Kekuatan akuntansi lainya adalah IAS yang kemudian bermetamorfosis menjadi IFRS(International Financial Reporting Standard). IFRS merupakan produk dari IASB (International Accounting Standard Board). IASB adalah sebuah lembaga pembuat standar akuntansi untuk negara-negara di kawasan Eropa. Standar yang dibuat oleh IASB, saat itu (sebelum tahun 1990) belum diminati oleh dunia.bisnis diIndonesia. Hal ini karena perkembangan ekonomi Amerika masih dijadikan sebagai patokan perkembangan bisnis dunia. Pada tahun 1994, IAI baru memulai dan berkomitmen untuk mengikuti IASB dan melakukan perubahan-perubahan secara perlahan dan bertahap ke dalam PSAK.
Berarti perkembangan sejarah akuntansi di Indonesia telah mengalami masa-masa yang panjang dan sulit. Di awali dari belum memiliki standar akuntansi yang jelas, hingga pada tahun 1974 mengenal US GAAP dan menjadikan GAAP sebagai Standar Akuntansi Indonesia pada tahun 1984. Dilanjutkan pada tahun 1994, IAI mulai berkomitmen untuk mengikuti IAS. Hingga saat ini, IAI telah mempersiapkan PSAK yang berpedoman pada IFRS dan akan berlaku efektif mulai 1 Januari 2012.
Perubahan Paradigma
Akuntansi merupakan bahasa bisnis utama dalam dunia pasar modal, dimana produk yang dihasilkannya berupa laporan keuangan.
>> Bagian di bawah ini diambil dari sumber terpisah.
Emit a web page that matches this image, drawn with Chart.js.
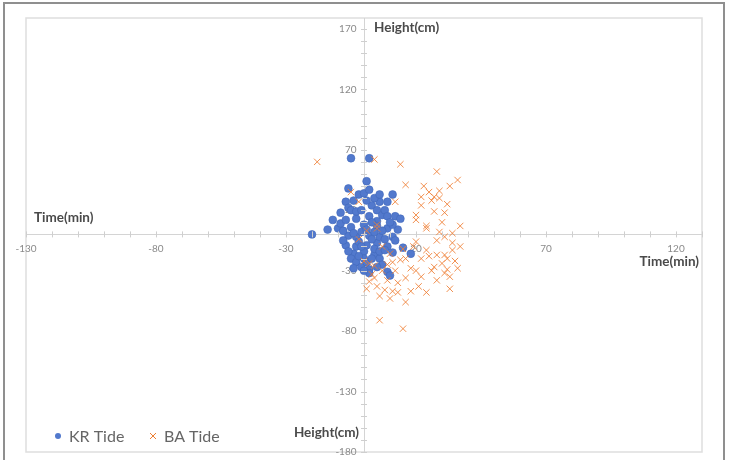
<!DOCTYPE html>
<html>
<head>
<meta charset="utf-8">
<script src="https://cdn.jsdelivr.net/npm/chart.js@4.4.1/dist/chart.umd.min.js"></script>
<style>
  html, body { margin: 0; padding: 0; background: #fff; }
  #wrap { width: 732px; height: 460px; position: relative; }
</style>
</head>
<body>
<div id="wrap"><canvas id="tideChart" width="732" height="460"></canvas></div>
<script>
// axis setup
const xMin = -130, xMax = 130;
const yMin = -180, yMax = 179;
const xTickLabels = [-130, -80, -30, 20, 70, 120];
const yTickLabels = [170, 120, 70, 20, -30, -80, -130, -180];

// KR Tide: time difference (min), height difference (cm)
const krTime = [-20, -14, -12, -10, -9, -7, -6, -6, -7, -5, -5, -5, -6, -7, -4, -5, -3, -3, -3, -3,
  -3, -2, -1, 0, 0, 0, 1, 1, 2, 2, 2, 2, 2, 2, 3, 4, 5, 5, 5, 5,
  6, 6, 6, 7, 8, 9, 9, 9, 9, 9, 10, 11, 11, 12, 13, 14, 15, 18,
  -1, 1, 3, -4, 7, 4, -2, 0, 3, 6, -8, 1, -1, 7, 4, 11, -4, 12,
  -8, -6, -2, 0, 3, 5, 8, 10, -4, 1, -9, 8, -1, 4, 11, 6];
const krHeight = [0, 4, 12, 5, 9, 27, 38, 22, 12, 63, 20, 6, -1, -9, -16, -20, -23, 13, 19, -2,
  -10, 33, -27, 34, 8, -14, 44, -9, 63, 37, 15, -1, -29, -32, 24, -17, 20, 11, 7, -7,
  27, -2, -20, 16, 20, 27, 15, 5, -10, -31, -34, 33, -2, 15, 4, 13, -11, -16,
  2, 4, -4, 1, 3, -12, -6, -20, 10, -14, 3, -23, 20, -25, 30, 8, 28, -5,
  -5, -14, -18, -30, -20, -27, -13, 10, -28, 28, 18, -4, -10, 2, -15, 33];

// BA Tide
const baTime = [-18, 4, 14, 28, 36, 16, 33, 25, 27, 29, 22, 22, 27, 31, 20, 20, 24, 24, 37, 29,
  31, 28, 34, 20, 24, 34, 28, 31, 25, 22, 16, 14, 11, 27, 32, 31, 33, 22, 16, 2,
  5, 8, 11, 18, 33, 10, 16, 6, 6, 15, 5, 5, 2, 4, 0, -2, -5, 9, 12, 10,
  30, 26, 32, 35, 13, 18, 21, 3, 7, 1, -2, 29, 26, 12, 19, 34,
  1, 4, 7, 9, 13, 24, 28, 36, 37, 20, 15, 30, 32, 23];
const baHeight = [60, 62, 58, 52, 45, 41, 40, 35, 31, 30, 31, 24, 19, 18, 16, 12, 7, 5, 7, 2,
  -2, -5, -7, -6, -13, -13, -17, -17, -18, -20, -20, -21, -23, -27, -29, -32, -35, -35, -36, -39,
  -43, -46, -47, -47, -45, -53, -56, -51, -71, -78, 8, 5, -24, -26, -22, 27, 35, -25, -30, -16,
  -24, -30, -20, -22, -40, -28, -43, -33, -10, 3, -4, 36, 28, 27, -10, 1,
  -45, -36, -30, -38, -48, -48, -38, -28, -10, -30, -12, 10, 25, 40];

const seriesNames = ['KR Tide', 'BA Tide'];
const seriesColors = ['#5279cd', '#ee7d31'];

const toPoints = (xs, ys) => xs.map((x, i) => ({ x: x, y: ys[i] }));

Chart.defaults.font.family = 'Lato, "Open Sans", sans-serif';

// frame, cross tick marks, axis titles and legend (Excel style)
const excelDecor = {
  id: 'excelDecor',
  beforeDraw(chart) {
    const ctx = chart.ctx;
    const a = chart.chartArea;
    ctx.save();
    ctx.fillStyle = '#fff';
    ctx.fillRect(0, 0, chart.width, chart.height);
    ctx.strokeStyle = '#8f8f8f';
    ctx.lineWidth = 2;
    ctx.strokeRect(4, 3, 720, 480);
    ctx.strokeStyle = '#dedede';
    ctx.lineWidth = 1.5;
    ctx.strokeRect(a.left, a.top, a.right - a.left, a.bottom - a.top);
    ctx.restore();
  },
  afterDatasetsDraw(chart) {
    const ctx = chart.ctx;
    const xs = chart.scales.x, ys = chart.scales.y;
    const x0 = xs.getPixelForValue(0), y0 = ys.getPixelForValue(0);
    ctx.save();
    ctx.strokeStyle = '#cfcfcf';
    ctx.lineWidth = 1;
    ctx.beginPath();
    xs.ticks.forEach(t => {
      const px = Math.round(xs.getPixelForValue(t.value)) + 0.5;
      ctx.moveTo(px, y0 - 3); ctx.lineTo(px, y0 + 3);
    });
    ys.ticks.forEach(t => {
      const py = Math.round(ys.getPixelForValue(t.value)) + 0.5;
      ctx.moveTo(x0 - 3, py); ctx.lineTo(x0 + 3, py);
    });
    ctx.stroke();

    // axis titles
    ctx.fillStyle = '#4a4a4a';
    ctx.font = 'bold 13.5px Lato, sans-serif';
    ctx.textBaseline = 'middle';
    ctx.textAlign = 'left';
    ctx.fillText('Time(min)', 34, 218);
    ctx.fillText('Height(cm)', 374, 28);
    ctx.textAlign = 'right';
    ctx.fillText('Time(min)', 699, 262);
    ctx.fillText('Height(cm)', 359, 433);

    // legend
    const ly = 436;
    ctx.font = '16px Lato, sans-serif';
    ctx.fillStyle = '#666';
    ctx.textAlign = 'left';
    ctx.fillText(seriesNames[0], 69, ly + 1);
    ctx.fillText(seriesNames[1], 164, ly + 1);
    ctx.fillStyle = seriesColors[0];
    ctx.beginPath();
    ctx.arc(58, ly, 3, 0, Math.PI * 2);
    ctx.fill();
    ctx.strokeStyle = seriesColors[1];
    ctx.lineWidth = 1;
    ctx.beginPath();
    ctx.moveTo(150, ly - 3); ctx.lineTo(156, ly + 3);
    ctx.moveTo(156, ly - 3); ctx.lineTo(150, ly + 3);
    ctx.stroke();
    ctx.restore();
  }
};

new Chart(document.getElementById('tideChart'), {
  type: 'scatter',
  data: {
    datasets: [
      {
        label: seriesNames[0],
        data: toPoints(krTime, krHeight),
        order: 1,
        pointStyle: 'circle',
        pointRadius: 3.9,
        backgroundColor: seriesColors[0],
        borderColor: '#4168bb',
        borderWidth: 0.6
      },
      {
        label: seriesNames[1],
        data: toPoints(baTime, baHeight),
        order: 0,
        pointStyle: 'crossRot',
        pointRadius: 4.5,
        backgroundColor: seriesColors[1],
        borderColor: 'rgba(238,125,49,0.85)',
        borderWidth: 1
      }
    ]
  },
  options: {
    responsive: false,
    animation: false,
    layout: { padding: { left: 26, top: 18, right: 30, bottom: 8 } },
    plugins: {
      legend: { display: false },
      tooltip: { enabled: false }
    },
    scales: {
      x: {
        type: 'linear',
        min: xMin,
        max: xMax,
        position: { y: 0 },
        grid: { display: false, drawTicks: false },
        border: { display: true, color: '#d4d4d4', width: 1 },
        afterFit: s => { s.paddingLeft = 0; s.paddingRight = 0; },
        ticks: {
          stepSize: 10,
          autoSkip: false,
          includeBounds: false,
          maxRotation: 0,
          padding: 8,
          color: '#8a8a8a',
          font: { size: 10 },
          callback: v => xTickLabels.includes(v) ? String(v) : ''
        }
      },
      y: {
        type: 'linear',
        min: yMin,
        max: yMax,
        position: { x: 0 },
        grid: { display: false, drawTicks: false },
        border: { display: true, color: '#d4d4d4', width: 1 },
        afterFit: s => { s.paddingTop = 0; s.paddingBottom = 0; },
        ticks: {
          stepSize: 10,
          autoSkip: false,
          includeBounds: false,
          color: '#8a8a8a',
          font: { size: 10 },
          callback: v => yTickLabels.includes(v) ? v + '\u2003' : ''
        }
      }
    }
  },
  plugins: [excelDecor]
});
</script>
</body>
</html>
Laporan keuangan yang baik adalah laporan keuangan yang dapat memberikan manfaat ekonomis bagistakeholders (pemilik, manajemen, investor, bahkan pemerintah) dan tidak menimbulkan bias dalam proses pengambilan keputusan yang bersifat ekonomis. Standar Akuntansi Indonesia (sebelum tahun 2008) yang berpedoman pada GAAP sudah tidak relevan lagi. Hal ini dikarenakan GAAP masih menganut asumsi historical cost. Dalam historical cost, aset yang dicatat dalam laporan keuangan sebesar harga yang dikeluarkan saat memperoleh aset tersebut. Namun kenyataannya, besarnya aset setiap tahun selalu bertambah sehingga asumsi mengenai historical cost sudah tidak bisa lagi digunakan. Misal, nilai perolehan aset berupa tanah pada 5 tahun lalu sebesar 100 juta. Dalam asumsi historical cost, nilai aset yang dicatat (hingga saat ini) harus sebesar 100 juta. Padahal kenyataannya tidak demikian. Nilai aset yang 100 juta tersebut, pada saat ini mungkin telah menjadi 200 juta atau 300 juta, bahkan bisa juga mencapai 1 milyar. Tentu saja hal ini akan menimbulkan bias dalam penafsiran laporan keuangan. Perbedaan nilai tersebut telah diantisipasi oleh IFRS. Konsep historical cost yang sudah tidak relevan diganti dengan fair value (yang merupakan refleksi dari market value) yang lebih relevan. Menurut IFRS, nilai aset yang dicatat bukan lagi 100 juta, melainkan sebesar harga pasar dari aset tersebut.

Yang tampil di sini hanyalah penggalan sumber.